M. Raymond Courrière. Encore l'héritage ?
M. François Fillon, ministre. Ce n'est pas une question d'héritage ! Je pense au contraire que nous sommes tous concernés. Or, Mme San Vicente venant à l'instant de mettre en cause la manière dont la législation est appliquée, je tiens à rappeler que je ne fais qu'appliquer la loi !
M. René-Pierre Signé. Vous en modifiez bien d'autres !
M. François Fillon, ministre. Un arrêt du Conseil d'Etat caractérise la faute de l'Etat, qui n'a pas pris avant 1997 toutes les mesures nécessaires à l'interdiction de l'amiante en vue de prévenir les dommages aux personnes travaillant dans les entreprises.

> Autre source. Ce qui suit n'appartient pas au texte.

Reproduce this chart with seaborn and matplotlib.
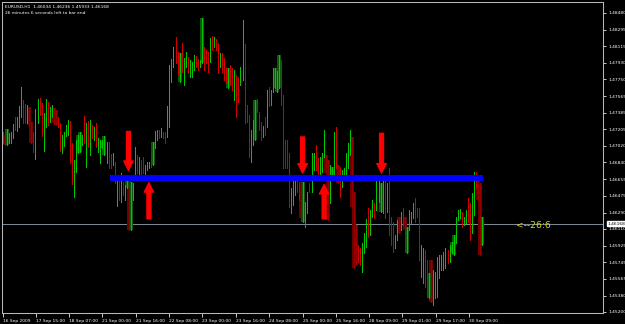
import matplotlib
matplotlib.use("Agg")
import matplotlib.pyplot as plt
from matplotlib import font_manager
from matplotlib.patches import ArrowStyle
import seaborn as sns
import pandas as pd

# ---------------- data ----------------
symbol_line = "EURUSD,H1  1.46034 1.46236 1.45933 1.46168"
timer_line = "26 minutes 6 seconds left to bar end"

highs = [
    1.4717, 1.4714, 1.4721, 1.4716, 1.4717, 1.4726, 1.4734, 1.4734, 1.4746, 1.4767,
    1.4752, 1.4748, 1.4747, 1.4745, 1.4728, 1.4717, 1.4743, 1.4753, 1.4755, 1.4749,
    1.4738, 1.4753, 1.4750, 1.4745, 1.4747, 1.4744, 1.4741, 1.4734, 1.4727, 1.4714,
    1.4717, 1.4725, 1.4730, 1.4729, 1.4705, 1.4687, 1.4709, 1.4714, 1.4717, 1.4714,
    1.4735, 1.4727, 1.4729, 1.4730, 1.4725, 1.4723, 1.4727, 1.4711, 1.4709, 1.4709,
    1.4713, 1.4706, 1.4706, 1.4693, 1.4694, 1.4684, 1.4670, 1.4665, 1.4672,
    1.4662, 1.4659, 1.4670, 1.4668, 1.4662, 1.4661, 1.4701, 1.4692, 1.4690, 1.4687,
    1.4690, 1.4681, 1.4684, 1.4684, 1.4692, 1.4706, 1.4718, 1.4720, 1.4720, 1.4722,
    1.4717, 1.4717, 1.4746, 1.4791, 1.4797, 1.4810, 1.4821, 1.4805, 1.4804, 1.4815,
    1.4798, 1.4805, 1.4800, 1.4796, 1.4794, 1.4802, 1.4801, 1.4797, 1.4796, 1.4842,
    1.4810, 1.4807, 1.4805, 1.4820, 1.4823, 1.4821, 1.4819, 1.4815, 1.4804, 1.4804,
    1.4798, 1.4787, 1.4787, 1.4791, 1.4787, 1.4785, 1.4780, 1.4778, 1.4789, 1.4840,
    1.4814, 1.4747, 1.4736, 1.4720, 1.4730, 1.4752, 1.4753, 1.4739, 1.4728, 1.4724,
    1.4734, 1.4763, 1.4767, 1.4763, 1.4787, 1.4787, 1.4784, 1.4802, 1.4796, 1.4758,
    1.4709, 1.4709, 1.4694, 1.4656, 1.4665, 1.4667, 1.4666, 1.4662, 1.4662, 1.4662,
    1.4641, 1.4652, 1.4661, 1.4694, 1.4694, 1.4703, 1.4689, 1.4690, 1.4694, 1.4720,
    1.4692, 1.4687, 1.4681, 1.4679, 1.4717, 1.4723, 1.4681, 1.4679, 1.4676, 1.4678,
    1.4694, 1.4705, 1.4720, 1.4712, 1.4652, 1.4615, 1.4593,
    1.4590, 1.4596, 1.4607, 1.4622, 1.4634, 1.4632, 1.4643, 1.4640, 1.4665, 1.4668,
    1.4661, 1.4670, 1.4670, 1.4661, 1.4678, 1.4624, 1.4619, 1.4604, 1.4621, 1.4624,
    1.4630, 1.4634, 1.4624, 1.4613, 1.4632, 1.4630, 1.4640, 1.4645, 1.4634, 1.4634,
    1.4593, 1.4590, 1.4588, 1.4577, 1.4563, 1.4577, 1.4566, 1.4564, 1.4580, 1.4583,
    1.4583, 1.4586, 1.4590, 1.4588, 1.4593, 1.4597, 1.4604, 1.4624, 1.4632, 1.4633,
    1.4630, 1.4624, 1.4632, 1.4645, 1.4640, 1.4650, 1.4673, 1.4673, 1.4668, 1.4661,
    1.46236,
]
lows = [
    1.4705, 1.4703, 1.4703, 1.4705, 1.4705, 1.4711, 1.4720, 1.4718, 1.4723, 1.4734,
    1.4727, 1.4727, 1.4727, 1.4725, 1.4705, 1.4695, 1.4688, 1.4727, 1.4736, 1.4713,
    1.4696, 1.4723, 1.4725, 1.4728, 1.4734, 1.4727, 1.4725, 1.4723, 1.4696, 1.4694,
    1.4702, 1.4713, 1.4714, 1.4683, 1.4660, 1.4646, 1.4673, 1.4694, 1.4695, 1.4703,
    1.4705, 1.4679, 1.4701, 1.4692, 1.4711, 1.4709, 1.4701, 1.4695, 1.4683, 1.4700,
    1.4692, 1.4683, 1.4678, 1.4678, 1.4681, 1.4661, 1.4636, 1.4643, 1.4641,
    1.4648, 1.4643, 1.4656, 1.4610, 1.4610, 1.4643, 1.4665, 1.4672, 1.4670, 1.4670,
    1.4672, 1.4668, 1.4676, 1.4678, 1.4679, 1.4681, 1.4700, 1.4709, 1.4711, 1.4712,
    1.4711, 1.4705, 1.4712, 1.4723, 1.4772, 1.4789, 1.4793, 1.4781, 1.4772, 1.4783,
    1.4769, 1.4789, 1.4782, 1.4778, 1.4778, 1.4785, 1.4789, 1.4785, 1.4789, 1.4793,
    1.4785, 1.4793, 1.4783, 1.4794, 1.4807, 1.4810, 1.4807, 1.4782, 1.4789, 1.4783,
    1.4774, 1.4771, 1.4766, 1.4769, 1.4763, 1.4752, 1.4734, 1.4750, 1.4769, 1.4774,
    1.4727, 1.4728, 1.4690, 1.4684, 1.4703, 1.4709, 1.4739, 1.4720, 1.4709, 1.4712,
    1.4714, 1.4723, 1.4746, 1.4747, 1.4761, 1.4766, 1.4761, 1.4766, 1.4747, 1.4678,
    1.4678, 1.4678, 1.4635, 1.4629, 1.4637, 1.4648, 1.4652, 1.4643, 1.4623, 1.4619,
    1.4613, 1.4629, 1.4652, 1.4652, 1.4676, 1.4676, 1.4665, 1.4665, 1.4673, 1.4690,
    1.4672, 1.4621, 1.4640, 1.4665, 1.4665, 1.4678, 1.4661, 1.4646, 1.4657, 1.4665,
    1.4668, 1.4678, 1.4692, 1.4635, 1.4568, 1.4572, 1.4575,
    1.4572, 1.4564, 1.4585, 1.4591, 1.4602, 1.4604, 1.4624, 1.4623, 1.4632, 1.4641,
    1.4630, 1.4629, 1.4623, 1.4630, 1.4604, 1.4593, 1.4586, 1.4590, 1.4599, 1.4607,
    1.4610, 1.4615, 1.4610, 1.4585, 1.4610, 1.4618, 1.4623, 1.4619, 1.4624, 1.4577,
    1.4558, 1.4552, 1.4547, 1.4536, 1.4535, 1.4531, 1.4528, 1.4535, 1.4536, 1.4557,
    1.4566, 1.4566, 1.4568, 1.4574, 1.4575, 1.4585, 1.4583, 1.4596, 1.4621, 1.4623,
    1.4613, 1.4615, 1.4618, 1.4619, 1.4599, 1.4607, 1.4626, 1.4656, 1.4643, 1.4583,
    1.45933,
]
# g = up bar, r = down bar, G / R = bar with dark body
kinds = list(
    "rRGgggrggg" "rrgRRrggrr" "ggrggRRrrg" "gggrrggGGg" "rgrgrgrggG" "Ggrrgrgrg"
    "rgGRGggrgr" "rgggrGggrg" "rrggggrrGr" "ggrgggrrgG" "rrrgrgrrgr" "rrGrrgrrgg"
    "rrrggGrrrg" "rgrggGGGrr" "rrrgggrrRG" "ggrggrrggg" "RRgGgrRrgg" "gggRRRr"
    "rgggrggrgg" "GgrgrrrggR" "grRGgggrrr" "ggrrGRgggg" "gggrgGGggg" "rggrrggrRR"
    "G"
)

time_labels = ["16 Sep 2009", "17 Sep 15:00", "18 Sep 07:00", "21 Sep 00:00",
               "21 Sep 16:00", "22 Sep 08:00", "23 Sep 00:00", "23 Sep 16:00",
               "24 Sep 08:00", "25 Sep 00:00", "25 Sep 16:00", "28 Sep 09:00",
               "29 Sep 01:00", "29 Sep 17:00", "30 Sep 09:00"]
time_ticks = [0, 16.3, 32.5, 48.8, 65.5, 81.8, 98.0, 114.8, 131.1, 147.8,
              164.1, 180.3, 196.6, 213.3, 229.6]
price_ticks = [1.48480, 1.48295, 1.48115, 1.47930, 1.47750, 1.47565, 1.47385,
               1.47205, 1.47020, 1.46840, 1.46655, 1.46475, 1.46290, 1.46110,
               1.45925, 1.45745, 1.45565, 1.45380, 1.45200]
support_level = 1.4667
support_span = (52.7, 236.5)
current_price = 1.46168
countdown = "<--26:6"
countdown_pos = (252.7, 1.46150)
down_arrows = [(61.8, 1.4718, 1.4675), (147.6, 1.4712, 1.4672), (186.5, 1.4716, 1.4672)]
up_arrows = [(71.9, 1.4622, 1.4662), (158.2, 1.4622, 1.4660)]

# ---------------- style ----------------
sns.set_style("dark", {"axes.facecolor": "black", "figure.facecolor": "black"})


def has_font(name):
    try:
        font_manager.findfont(font_manager.FontProperties(family=name),
                              fallback_to_default=False)
        return True
    except Exception:
        return False


if has_font("Liberation Sans Narrow"):
    small_family = ["Liberation Sans Narrow", "DejaVu Sans"]
    small_size = 4.3
else:
    small_family = ["DejaVu Sans"]
    small_size = 3.2
plt.rcParams["font.family"] = small_family
plt.rcParams["lines.solid_capstyle"] = "butt"

W, H = 625, 324
fig = plt.figure(figsize=(W / 100, H / 100), dpi=100, facecolor="black")
ax = fig.add_axes([2 / W, 1 - 313 / H, 601 / W, 311 / H])
ax.set_facecolor("black")

rows = []
for i, (h, l, k) in enumerate(zip(highs, lows, kinds)):
    rows.append({"bar": i, "price": l, "kind": k})
    rows.append({"bar": i, "price": h, "kind": k})
df = pd.DataFrame(rows)

body = df[df["kind"].isin(["G", "R"])]
sns.lineplot(data=body, x="bar", y="price", units="bar", estimator=None,
             hue="kind", palette={"G": "#0a5a0a", "R": "#6e0000"},
             sort=False, linewidth=1.5, legend=False, ax=ax, antialiased=False,
             solid_capstyle="butt")
sns.lineplot(data=df, x="bar", y="price", units="bar", estimator=None,
             hue="kind",
             palette={"g": "#00c800", "G": "#00c800", "r": "#d20000", "R": "#960000"},
             sort=False, linewidth=0.55, legend=False, ax=ax, antialiased=False,
             solid_capstyle="butt")

# current price line
ax.axhline(current_price, color="#7a8896", linewidth=0.75, zorder=1)

# blue support line
ax.hlines(support_level, support_span[0], support_span[1], color="#0000ff",
          linewidth=4.4, zorder=5)

# red arrows
astyle = ArrowStyle.Simple(head_length=7.0, head_width=7.0, tail_width=3.0)
for x, start, end in down_arrows + up_arrows:
    ax.annotate("", xy=(x, end), xytext=(x, start),
                arrowprops=dict(arrowstyle=astyle, mutation_scale=1,
                                color="#ff0000", lw=0.8, shrinkA=0, shrinkB=0,
                                joinstyle="round", capstyle="round"),
                zorder=6)

# countdown text
ax.text(countdown_pos[0], countdown_pos[1], countdown, color="#dede00",
        fontsize=6.6, family="DejaVu Sans", va="center", ha="left", zorder=7)

# axes limits (pixel-aligned)
ax.set_xlim(-0.49, 295.6)
ax.set_ylim(1.45189, 1.48598)

for sp in ax.spines.values():
    sp.set_visible(True)
    sp.set_color("#b8b8b8")
    sp.set_linewidth(0.75)

ax.yaxis.tick_right()
ax.set_yticks(price_ticks)
ax.set_yticklabels([f"{p:.5f}" for p in price_ticks])
ax.tick_params(axis="y", colors="#c8c8c8", labelcolor="white", length=2.5,
               width=0.7, pad=1.2, labelsize=small_size, right=True, left=False)

ax.set_xticks(time_ticks)
ax.set_xticklabels(time_labels)
ax.tick_params(axis="x", colors="#c8c8c8", labelcolor="white", length=3,
               width=0.7, pad=1.2, labelsize=small_size, bottom=True)
for lab in ax.get_xticklabels():
    lab.set_ha("left")
ax.set_xlabel("")
ax.set_ylabel("")
ax.grid(False)

# current price label on the axis
ax.annotate(f"{current_price:.5f}", xy=(1.0, current_price),
            xycoords=("axes fraction", "data"), xytext=(3.2, 0),
            textcoords="offset points", va="center", ha="left",
            fontsize=small_size, color="black", annotation_clip=False,
            bbox=dict(boxstyle="square,pad=0.15", fc="white", ec="white"))

# header texts
fig.text(5 / W, 1 - 8 / H, symbol_line, color="white", fontsize=small_size,
         va="baseline", ha="left")
fig.text(5 / W, 1 - 14 / H, timer_line, color="white", fontsize=small_size,
         va="baseline", ha="left")

fig.savefig("out.png", dpi=100, facecolor="black")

Cet arrêt confirme que, à côté de la responsabilité de premier rang de l'employeur dans la sauvegarde de la santé au travail, l'Etat doit assurer, d'une manière générale, une fonction d'étude et de prévention des risques pour la santé au travail. L'arrêt ne prend donc pas parti sur le partage des responsabilités.

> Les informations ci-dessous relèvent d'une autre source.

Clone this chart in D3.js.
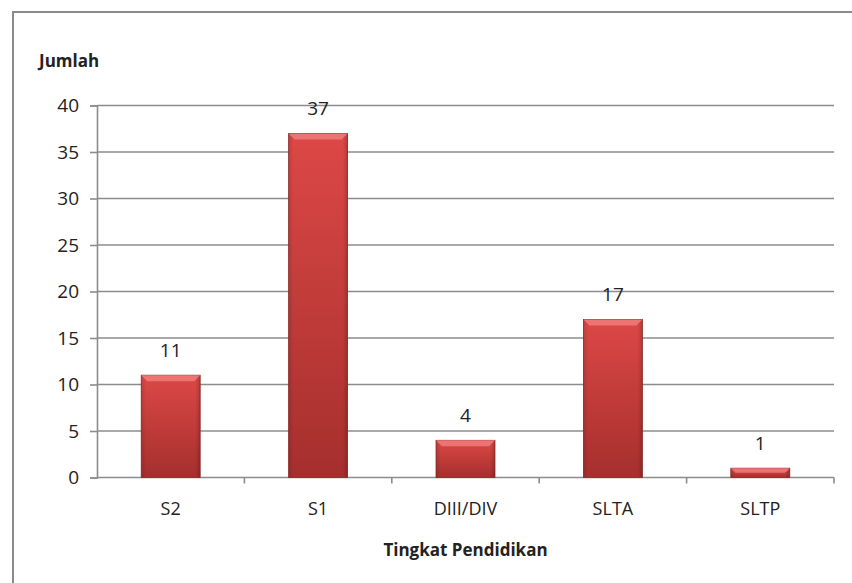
<!DOCTYPE html>
<html>
<head>
<meta charset="utf-8">
<script src="https://cdn.jsdelivr.net/npm/d3@7"></script>
<style>
  body { margin: 0; background: #fff; }
  svg text { font-family: "Open Sans", "Noto Sans", sans-serif; fill: #222; }
</style>
</head>
<body>
<div id="chart"></div>
<script>
// data
var categories = ["S2", "S1", "DIII/DIV", "SLTA", "SLTP"];
var jumlah = [11, 37, 4, 17, 1];
var yTicks = [0, 5, 10, 15, 20, 25, 30, 35, 40];

var W = 852, H = 583;
var plot = {left: 97, right: 834, top: 105.5, bottom: 477.5};

var svg = d3.select("#chart").append("svg")
    .attr("width", W).attr("height", H);

// gradient for bars
var defs = svg.append("defs");
var g = defs.append("linearGradient").attr("id", "barGrad")
    .attr("x1", 0).attr("y1", 0).attr("x2", 0).attr("y2", 1);
g.append("stop").attr("offset", "0%").attr("stop-color", "#dc4846");
g.append("stop").attr("offset", "100%").attr("stop-color", "#a52f2d");
var gs = defs.append("linearGradient").attr("id", "sideGrad")
    .attr("x1", 0).attr("y1", 0).attr("x2", 1).attr("y2", 0);
gs.append("stop").attr("offset", "0%").attr("stop-color", "#000").attr("stop-opacity", 0.12);
gs.append("stop").attr("offset", "8%").attr("stop-color", "#000").attr("stop-opacity", 0);
gs.append("stop").attr("offset", "92%").attr("stop-color", "#000").attr("stop-opacity", 0);
gs.append("stop").attr("offset", "100%").attr("stop-color", "#000").attr("stop-opacity", 0.18);

// outer frame (continues past the window)
svg.append("rect")
    .attr("x", 13).attr("y", 12)
    .attr("width", W + 20).attr("height", H + 20)
    .attr("fill", "none").attr("stroke", "#8a8a8a").attr("stroke-width", 2);

var x = d3.scaleBand().domain(categories)
    .range([plot.left, plot.right]).paddingInner(0.6).paddingOuter(0.3);
var xb = d3.scaleBand().domain(categories).range([plot.left, plot.right]);
var y = d3.scaleLinear().domain([0, 40]).range([plot.bottom, plot.top]);

// gridlines
svg.append("g").selectAll("line")
    .data(yTicks.slice(1)).enter().append("line")
    .attr("x1", plot.left).attr("x2", plot.right)
    .attr("y1", function(d){ return y(d); })
    .attr("y2", function(d){ return y(d); })
    .attr("stroke", "#8c8c8c").attr("stroke-width", 1.6);

// y axis
var yAxis = svg.append("g")
    .attr("transform", "translate(" + plot.left + ",0)")
    .call(d3.axisLeft(y).tickValues(yTicks).tickSize(7).tickPadding(11));
yAxis.select(".domain").attr("stroke", "#8c8c8c").attr("stroke-width", 1.6);
yAxis.selectAll(".tick line").attr("stroke", "#8c8c8c").attr("stroke-width", 1.6);
yAxis.selectAll(".tick text").style("font-size", "19px").attr("fill", "#222");

// x axis
var xAxisLine = svg.append("g");
xAxisLine.append("line")
    .attr("x1", plot.left).attr("x2", plot.right)
    .attr("y1", plot.bottom).attr("y2", plot.bottom)
    .attr("stroke", "#8c8c8c").attr("stroke-width", 1.6);
xAxisLine.selectAll(".xt")
    .data(categories).enter().append("line")
    .attr("class", "xt")
    .attr("x1", function(d){ return xb(d) + xb.bandwidth(); })
    .attr("x2", function(d){ return xb(d) + xb.bandwidth(); })
    .attr("y1", plot.bottom).attr("y2", plot.bottom + 6)
    .attr("stroke", "#8c8c8c").attr("stroke-width", 1.6);
svg.append("g").selectAll("text")
    .data(categories).enter().append("text")
    .attr("x", function(d){ return xb(d) + xb.bandwidth() / 2; })
    .attr("y", 515)
    .attr("text-anchor", "middle")
    .style("font-size", "18px")
    .text(function(d){ return d; });

// bars
var bars = svg.append("g").selectAll("g")
    .data(jumlah).enter().append("g");
bars.append("rect")
    .attr("x", function(d, i){ return x(categories[i]); })
    .attr("y", function(d){ return y(d); })
    .attr("width", x.bandwidth())
    .attr("height", function(d){ return plot.bottom - y(d); })
    .attr("fill", "url(#barGrad)")
    .attr("stroke", "#8e2a28").attr("stroke-width", 0.8);
bars.append("rect")
    .attr("x", function(d, i){ return x(categories[i]); })
    .attr("y", function(d){ return y(d); })
    .attr("width", x.bandwidth())
    .attr("height", function(d){ return plot.bottom - y(d); })
    .attr("fill", "url(#sideGrad)");
// top bevel
bars.append("path")
    .attr("d", function(d, i){
        var x0 = x(categories[i]), x1 = x0 + x.bandwidth(), t = y(d);
        var b = Math.min(6, (plot.bottom - t) / 2);
        return "M" + x0 + "," + t + "L" + x1 + "," + t +
            "L" + (x1 - b) + "," + (t + b) + "L" + (x0 + b) + "," + (t + b) + "Z";
    })
    .attr("fill", "#ef7d7a").attr("opacity", 0.85);

// value labels
svg.append("g").selectAll("text")
    .data(jumlah).enter().append("text")
    .attr("x", function(d, i){ return x(categories[i]) + x.bandwidth() / 2; })
    .attr("y", function(d){ return y(d) - 18; })
    .attr("text-anchor", "middle")
    .style("font-size", "19px")
    .text(function(d){ return d; });

// axis titles
svg.append("text")
    .attr("x", 39).attr("y", 67)
    .style("font-size", "17px").style("font-weight", "bold")
    .text("Jumlah");
svg.append("text")
    .attr("x", (plot.left + plot.right) / 2).attr("y", 556)
    .attr("text-anchor", "middle")
    .style("font-size", "17px").style("font-weight", "bold")
    .text("Tingkat Pendidikan");
</script>
</body>
</html>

Cette décision de jurisprudence, dont il convient maintenant de prendre acte et de tirer toutes les conséquences, porte - ce point doit être souligné - sur une période antérieure à 1997, et l'on ne peut que rendre hommage, me semble-t-il, au ministre du travail qui a pris les mesures nécessaires pour mettre fin à toute exposition des salariés à l'amiante : il s'agissait de M. Jacques Barrot.

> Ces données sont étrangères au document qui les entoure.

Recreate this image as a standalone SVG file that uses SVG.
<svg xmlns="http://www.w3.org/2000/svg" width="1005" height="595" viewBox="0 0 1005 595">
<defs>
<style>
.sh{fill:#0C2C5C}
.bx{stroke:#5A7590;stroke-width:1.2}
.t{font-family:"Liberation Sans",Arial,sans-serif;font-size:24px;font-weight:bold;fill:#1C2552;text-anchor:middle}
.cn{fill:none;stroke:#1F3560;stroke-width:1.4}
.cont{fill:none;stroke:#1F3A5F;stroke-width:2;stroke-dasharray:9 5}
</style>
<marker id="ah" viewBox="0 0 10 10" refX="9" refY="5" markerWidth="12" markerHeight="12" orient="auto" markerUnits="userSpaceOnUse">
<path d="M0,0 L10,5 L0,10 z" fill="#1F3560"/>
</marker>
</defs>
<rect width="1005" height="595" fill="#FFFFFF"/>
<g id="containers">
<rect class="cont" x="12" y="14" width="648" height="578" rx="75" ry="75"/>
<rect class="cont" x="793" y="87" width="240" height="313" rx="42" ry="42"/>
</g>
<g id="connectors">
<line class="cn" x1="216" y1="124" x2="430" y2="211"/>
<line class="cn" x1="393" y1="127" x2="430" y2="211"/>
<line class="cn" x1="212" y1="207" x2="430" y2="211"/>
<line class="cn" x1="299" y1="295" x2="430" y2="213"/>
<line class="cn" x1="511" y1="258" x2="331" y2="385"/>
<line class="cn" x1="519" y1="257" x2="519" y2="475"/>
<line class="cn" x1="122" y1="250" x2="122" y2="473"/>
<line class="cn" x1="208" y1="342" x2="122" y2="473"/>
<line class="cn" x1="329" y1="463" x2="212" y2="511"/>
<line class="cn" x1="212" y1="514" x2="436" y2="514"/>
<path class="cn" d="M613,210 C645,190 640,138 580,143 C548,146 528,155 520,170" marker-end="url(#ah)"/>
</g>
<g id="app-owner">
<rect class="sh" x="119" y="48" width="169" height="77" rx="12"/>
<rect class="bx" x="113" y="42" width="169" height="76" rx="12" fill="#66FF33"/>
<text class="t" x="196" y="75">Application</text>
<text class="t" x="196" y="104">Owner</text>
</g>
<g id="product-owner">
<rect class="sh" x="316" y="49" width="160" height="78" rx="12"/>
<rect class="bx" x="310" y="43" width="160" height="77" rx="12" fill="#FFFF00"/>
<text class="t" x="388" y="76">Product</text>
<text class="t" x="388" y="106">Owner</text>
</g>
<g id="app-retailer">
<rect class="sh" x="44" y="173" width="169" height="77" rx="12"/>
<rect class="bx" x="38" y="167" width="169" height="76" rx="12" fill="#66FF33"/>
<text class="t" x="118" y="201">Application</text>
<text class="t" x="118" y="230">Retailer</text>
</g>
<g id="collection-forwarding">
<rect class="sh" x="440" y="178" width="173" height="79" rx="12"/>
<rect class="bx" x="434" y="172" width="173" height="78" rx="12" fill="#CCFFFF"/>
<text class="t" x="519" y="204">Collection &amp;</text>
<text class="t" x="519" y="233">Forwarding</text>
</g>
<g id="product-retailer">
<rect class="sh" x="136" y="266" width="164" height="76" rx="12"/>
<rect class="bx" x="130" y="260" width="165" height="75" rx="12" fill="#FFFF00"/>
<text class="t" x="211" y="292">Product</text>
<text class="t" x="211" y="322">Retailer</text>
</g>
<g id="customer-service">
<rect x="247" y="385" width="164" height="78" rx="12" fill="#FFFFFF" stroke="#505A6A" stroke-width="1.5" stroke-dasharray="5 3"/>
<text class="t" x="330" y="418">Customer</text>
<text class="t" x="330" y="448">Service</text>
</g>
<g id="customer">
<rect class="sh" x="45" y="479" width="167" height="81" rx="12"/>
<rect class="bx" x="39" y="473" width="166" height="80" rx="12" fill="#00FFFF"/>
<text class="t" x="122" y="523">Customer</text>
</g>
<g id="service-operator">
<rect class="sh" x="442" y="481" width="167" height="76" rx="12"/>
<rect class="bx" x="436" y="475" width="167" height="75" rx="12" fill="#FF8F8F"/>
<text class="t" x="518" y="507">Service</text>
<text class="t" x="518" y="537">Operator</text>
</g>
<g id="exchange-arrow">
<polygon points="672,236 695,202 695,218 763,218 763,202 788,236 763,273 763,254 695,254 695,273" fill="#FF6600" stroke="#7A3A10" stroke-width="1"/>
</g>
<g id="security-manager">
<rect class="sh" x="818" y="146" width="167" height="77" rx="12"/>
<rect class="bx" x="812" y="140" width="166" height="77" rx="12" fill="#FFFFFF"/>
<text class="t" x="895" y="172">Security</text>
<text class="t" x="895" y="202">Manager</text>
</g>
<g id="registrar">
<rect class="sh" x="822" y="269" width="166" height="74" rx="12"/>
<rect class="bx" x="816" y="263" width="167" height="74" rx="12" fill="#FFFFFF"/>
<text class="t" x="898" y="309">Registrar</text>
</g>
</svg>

Depuis cette date, le risque a été maîtrisé, et les victimes de la catastrophe de l'amiante peuvent désormais faire valoir leurs droits. C'est d'ailleurs ce gouvernement qui a fait adopter le barème d'indemnisation par le fonds créé à cet effet. (M. René-Pierre Signé s'exclame.) Près de 6 000 personnes en ont bénéficié et 25 000 personnes ont pu faire jouer en leur faveur le mécanisme de préretraite prévu pour les salariés ayant été exposés à l'amiante.
Mais nous ne saurions nous en tenir là : il faut corriger notre dispositif des erreurs passées pour qu'elles ne se reproduisent plus.
A l'automne dernier, dans le cadre de la stratégie ministérielle de réforme de mon ministère, qui a été transmise au Parlement, j'ai proposé que soient mieux prises en considération les questions liées à la santé au travail et que des moyens soient mobilisés à cet effet.
En outre, les questions de prévention des risques au travail, y compris en matière de santé, occupent une place très importante dans le plan « santé-environnement » qui a été élaboré et présenté à M. le Premier ministre au début de cette année. Les moyens d'étude et de recherche doivent donc être mieux structurés afin que les décisions réglementaires nécessaires soient prises en temps voulu.
Mesdames, messieurs les sénateurs, je ferai des propositions en ce sens à M. le Premier ministre d'ici à la fin de l'année.
(Applaudissements sur les travées de l'UMP et de l'Union centriste, ainsi que sur certaines travées du RDSE.)
M. le président. Mes chers collègues, nous en avons terminé avec les questions d'actualité au Gouvernement.
Nous allons maintenant interrompre nos travaux quelques instants.